Started by 9axqe, January 09, 2025, 02:30:38 PM

Previous topic - Next topic


Today I had a power outage and upon restarting my internet connection was unusable due to this chain of events:

  • Symptom: Only ping from a client on the LAN to Internet was working, that's about it, DNS was not for example. I could ping 1.1.1.1 form any client on the LAN, as an example.
  • The local time on the opnsense router was wrong (multiple years off somehow), NTP was not synchronised.
  • NTP could not synchronise because it could not resolve DNS
  • DNS could not be resolved because AdGuard could not resolve anything public (local DNS entries, "DNS rewrites", were working).
  • the upstream server for AdGuard was Unbound and unbound was unable to resolve anything it seems, there was no DNS lookups on the packet capture of the WAN interface somehow, the request didn't even leave opnsense. I wonder if that was because time was completely wrong on the router (it was suddenly back in May 2022 somehow...).

I did a DNS lookup from the WAN intf (Interfaces > Diagnostics) and that worked fine. But DNS lookup from any client or from any service (AdGuardHome, NTP) seemed to all fail.

I added a public DNS under system > settings > general and the issue went away, once NTP had resynchronised.

I am certain this issue did not exist in the past, anyone else has observed this?

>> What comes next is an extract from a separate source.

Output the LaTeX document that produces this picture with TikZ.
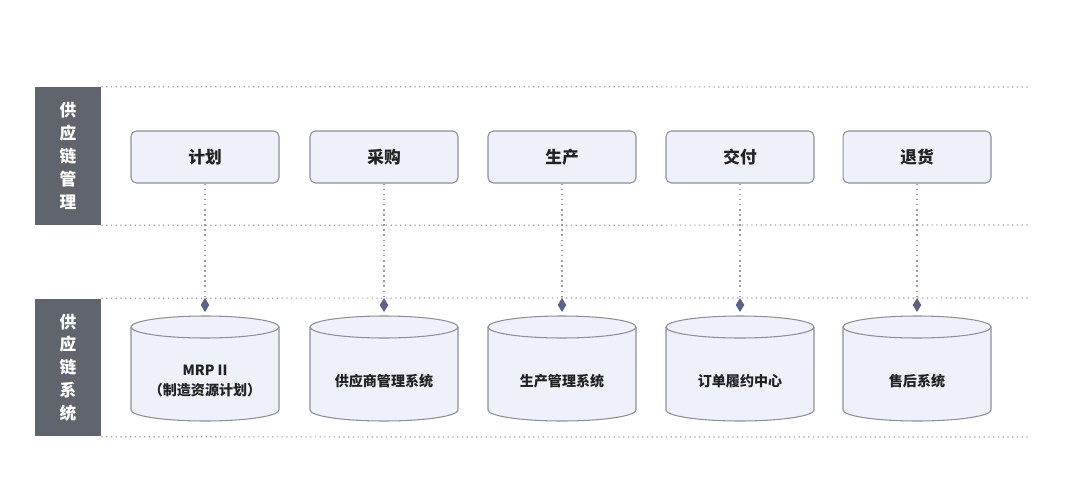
\documentclass[tikz,border=0pt]{standalone}
\usepackage{fontspec}
\setmainfont{Noto Sans CJK SC}
\usepackage{tikz}
\usetikzlibrary{positioning,arrows.meta}

\definecolor{lanegray}{HTML}{60646C}
\definecolor{boxfill}{HTML}{EEF0FA}
\definecolor{boxline}{HTML}{8C8F98}
\definecolor{dotgray}{HTML}{9A9CA2}
\definecolor{tipblue}{HTML}{5B6287}
\definecolor{textdark}{HTML}{222222}

\tikzset{
  lane/.style={fill=lanegray, text=white, minimum width=1.32cm, minimum height=2.76cm,
    inner sep=0pt, align=center, font=\bfseries\fontsize{9.5}{13}\selectfont},
  stage/.style={draw=boxline, fill=boxfill, rounded corners=3pt, line width=0.6pt,
    minimum width=2.96cm, minimum height=1.04cm, text=textdark,
    font=\bfseries\fontsize{9.5}{11}\selectfont},
  system/.style={align=center, text=textdark, font=\bfseries\fontsize{8}{11.5}\selectfont},
  guide/.style={draw=dotgray, dotted, line width=0.7pt},
  link/.style={draw=dotgray, dotted, line width=0.9pt,
    -{Diamond[length=0.28cm, width=0.17cm, color=tipblue]}, shorten >=0.08cm},
}

\begin{document}
\begin{tikzpicture}[x=0.02cm,y=-0.02cm]
    \useasboundingbox (0,0) rectangle (1067,500);
    % row labels
    \node[lane] (mgmt) at (68,156) {供\\应\\链\\管\\理};
    \node[lane] (sys) at (68,367.5) {供\\应\\链\\系\\统};
    % dotted rules
    \draw[guide] (mgmt.north east) -- (1030,87);
    \draw[guide] (mgmt.south east) -- (1030,225);
    \draw[guide] (sys.north east) -- (1030,298);
    \draw[guide] (sys.south east) -- (1030,437);
    % process steps
    \node[stage] (plan) at (205,157) {计划};
    \node[stage] (source) at (384,157) {采购};
    \node[stage] (make) at (562,157) {生产};
    \node[stage] (deliver) at (740,157) {交付};
    \node[stage] (return) at (917,157) {退货};
    % cylinders
    \foreach \cx in {205,384,562,740,917}{
      \fill[boxfill] (\cx-74,327) -- (\cx-74,410)
        arc[start angle=180, end angle=360, x radius=1.48cm, y radius=0.22cm]
        -- (\cx+74,327)
        arc[start angle=0, end angle=180, x radius=1.48cm, y radius=0.22cm] -- cycle;
      \draw[boxline, line width=0.6pt] (\cx-74,327) -- (\cx-74,410)
        arc[start angle=180, end angle=360, x radius=1.48cm, y radius=0.22cm]
        -- (\cx+74,327);
      \draw[boxline, line width=0.6pt] (\cx,327) ellipse[x radius=1.48cm, y radius=0.22cm];
    }
    \coordinate (plantop) at (205,316);
    \coordinate (sourcetop) at (384,316);
    \coordinate (maketop) at (562,316);
    \coordinate (delivertop) at (740,316);
    \coordinate (returntop) at (917,316);
    \node[system] (mrp) at (205,381) {MRP II\\（制造资源计划）};
    \node[system] (srm) at (384,381) {供应商管理系统};
    \node[system] (mes) at (562,381) {生产管理系统};
    \node[system] (oms) at (740,381) {订单履约中心};
    \node[system] (after) at (917,381) {售后系统};
    % links
    \draw[link] (plan) -- (plantop);
    \draw[link] (source) -- (sourcetop);
    \draw[link] (make) -- (maketop);
    \draw[link] (deliver) -- (delivertop);
    \draw[link] (return) -- (returntop);
\end{tikzpicture}
\end{document}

The worst part was that everything was that a lot of services (including DHCP) were very unstable, probably due to the time being totally wrong.

Does the fact it was a power outage and not a controlled reboot has any implications? I regularly restart for updates, but a real cold power cycle, I had not done in many months, maybe a year – hence the question.

In hindsight, using the local DNS service might not have been the smartest idea in terms of resilient design, but I would still like to understand if anyone can make a theory as to what happened.

> The local time on the opnsense router was wrong (multiple years off somehow), NTP was not synchronised.
You might want to test the CMOS battery. The chain of events might have been prevented if the time was kept for the time it was powered off.